Task details>
Working from the top of the listing below, retype each line through the line containing "ax.set_axisbelow(True)", both included, with no pictures.

* Begin Data segment *

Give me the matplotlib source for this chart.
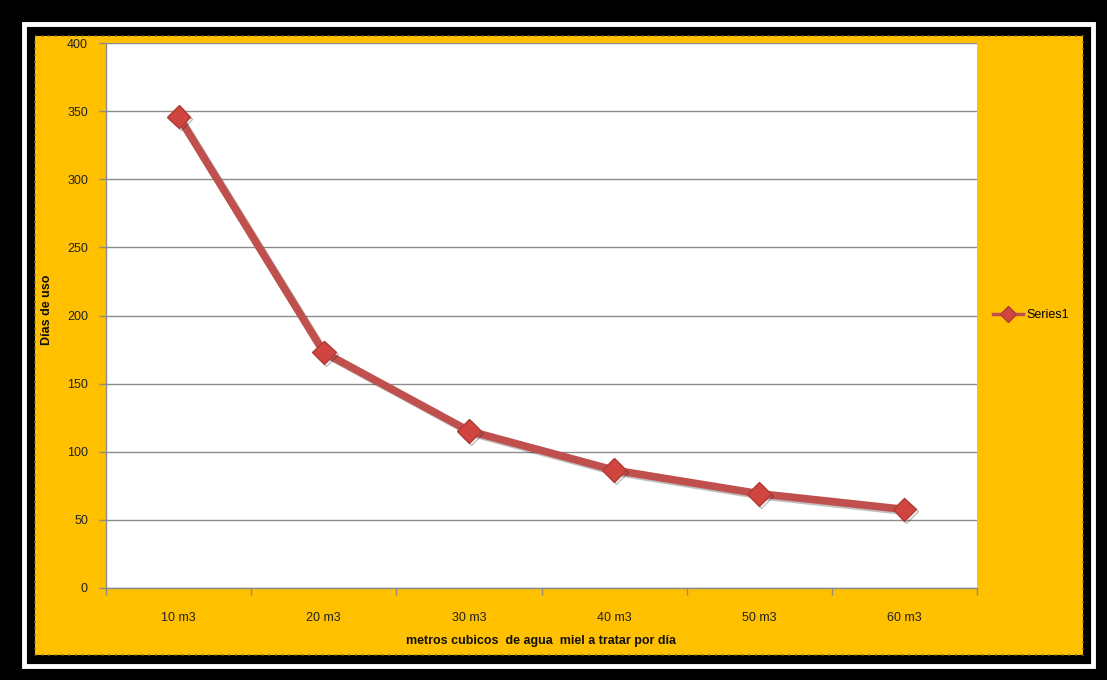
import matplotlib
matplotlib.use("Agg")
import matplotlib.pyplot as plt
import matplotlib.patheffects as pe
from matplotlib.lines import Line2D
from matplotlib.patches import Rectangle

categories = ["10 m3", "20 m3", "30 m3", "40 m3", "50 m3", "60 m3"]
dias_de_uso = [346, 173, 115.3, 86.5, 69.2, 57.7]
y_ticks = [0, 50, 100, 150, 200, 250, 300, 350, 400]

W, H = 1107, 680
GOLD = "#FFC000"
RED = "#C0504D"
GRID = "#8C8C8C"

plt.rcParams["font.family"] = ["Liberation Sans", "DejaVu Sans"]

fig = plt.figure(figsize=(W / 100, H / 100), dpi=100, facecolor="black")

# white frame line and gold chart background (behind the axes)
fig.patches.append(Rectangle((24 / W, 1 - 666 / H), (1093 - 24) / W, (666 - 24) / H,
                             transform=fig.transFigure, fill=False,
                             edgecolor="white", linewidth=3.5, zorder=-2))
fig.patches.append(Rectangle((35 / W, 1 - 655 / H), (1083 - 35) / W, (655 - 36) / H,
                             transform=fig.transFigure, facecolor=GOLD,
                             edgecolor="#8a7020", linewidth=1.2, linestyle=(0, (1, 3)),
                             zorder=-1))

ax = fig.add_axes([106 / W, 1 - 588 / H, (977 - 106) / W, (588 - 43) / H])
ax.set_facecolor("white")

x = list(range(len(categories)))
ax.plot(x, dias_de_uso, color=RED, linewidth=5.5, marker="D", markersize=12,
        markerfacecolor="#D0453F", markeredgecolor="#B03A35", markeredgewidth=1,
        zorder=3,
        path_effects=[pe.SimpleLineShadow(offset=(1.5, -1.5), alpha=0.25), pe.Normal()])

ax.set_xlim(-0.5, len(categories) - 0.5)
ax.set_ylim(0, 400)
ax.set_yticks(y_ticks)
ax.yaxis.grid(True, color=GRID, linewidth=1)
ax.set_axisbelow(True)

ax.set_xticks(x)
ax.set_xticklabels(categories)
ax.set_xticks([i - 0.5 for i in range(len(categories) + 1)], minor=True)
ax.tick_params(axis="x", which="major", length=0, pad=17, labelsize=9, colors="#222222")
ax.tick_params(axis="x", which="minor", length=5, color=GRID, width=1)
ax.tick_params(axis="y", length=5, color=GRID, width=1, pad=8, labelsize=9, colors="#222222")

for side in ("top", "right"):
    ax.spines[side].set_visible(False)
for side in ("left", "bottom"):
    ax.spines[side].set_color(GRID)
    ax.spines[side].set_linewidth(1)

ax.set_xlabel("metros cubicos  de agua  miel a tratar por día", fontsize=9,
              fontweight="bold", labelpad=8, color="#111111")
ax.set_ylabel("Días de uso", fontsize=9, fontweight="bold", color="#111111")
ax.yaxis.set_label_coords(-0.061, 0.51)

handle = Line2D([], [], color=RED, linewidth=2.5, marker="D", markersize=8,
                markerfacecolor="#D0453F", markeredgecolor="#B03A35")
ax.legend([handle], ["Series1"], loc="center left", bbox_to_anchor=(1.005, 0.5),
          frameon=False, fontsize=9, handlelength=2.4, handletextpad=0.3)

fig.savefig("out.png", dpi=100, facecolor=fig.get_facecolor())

* End Data segment *

Solution>
Give me the matplotlib source for this chart.
import matplotlib
matplotlib.use("Agg")
import matplotlib.pyplot as plt
import matplotlib.patheffects as pe
from matplotlib.lines import Line2D
from matplotlib.patches import Rectangle

categories = ["10 m3", "20 m3", "30 m3", "40 m3", "50 m3", "60 m3"]
dias_de_uso = [346, 173, 115.3, 86.5, 69.2, 57.7]
y_ticks = [0, 50, 100, 150, 200, 250, 300, 350, 400]

W, H = 1107, 680
GOLD = "#FFC000"
RED = "#C0504D"
GRID = "#8C8C8C"

plt.rcParams["font.family"] = ["Liberation Sans", "DejaVu Sans"]

fig = plt.figure(figsize=(W / 100, H / 100), dpi=100, facecolor="black")

# white frame line and gold chart background (behind the axes)
fig.patches.append(Rectangle((24 / W, 1 - 666 / H), (1093 - 24) / W, (666 - 24) / H,
                             transform=fig.transFigure, fill=False,
                             edgecolor="white", linewidth=3.5, zorder=-2))
fig.patches.append(Rectangle((35 / W, 1 - 655 / H), (1083 - 35) / W, (655 - 36) / H,
                             transform=fig.transFigure, facecolor=GOLD,
                             edgecolor="#8a7020", linewidth=1.2, linestyle=(0, (1, 3)),
                             zorder=-1))

ax = fig.add_axes([106 / W, 1 - 588 / H, (977 - 106) / W, (588 - 43) / H])
ax.set_facecolor("white")

x = list(range(len(categories)))
ax.plot(x, dias_de_uso, color=RED, linewidth=5.5, marker="D", markersize=12,
        markerfacecolor="#D0453F", markeredgecolor="#B03A35", markeredgewidth=1,
        zorder=3,
        path_effects=[pe.SimpleLineShadow(offset=(1.5, -1.5), alpha=0.25), pe.Normal()])

ax.set_xlim(-0.5, len(categories) - 0.5)
ax.set_ylim(0, 400)
ax.set_yticks(y_ticks)
ax.yaxis.grid(True, color=GRID, linewidth=1)
ax.set_axisbelow(True)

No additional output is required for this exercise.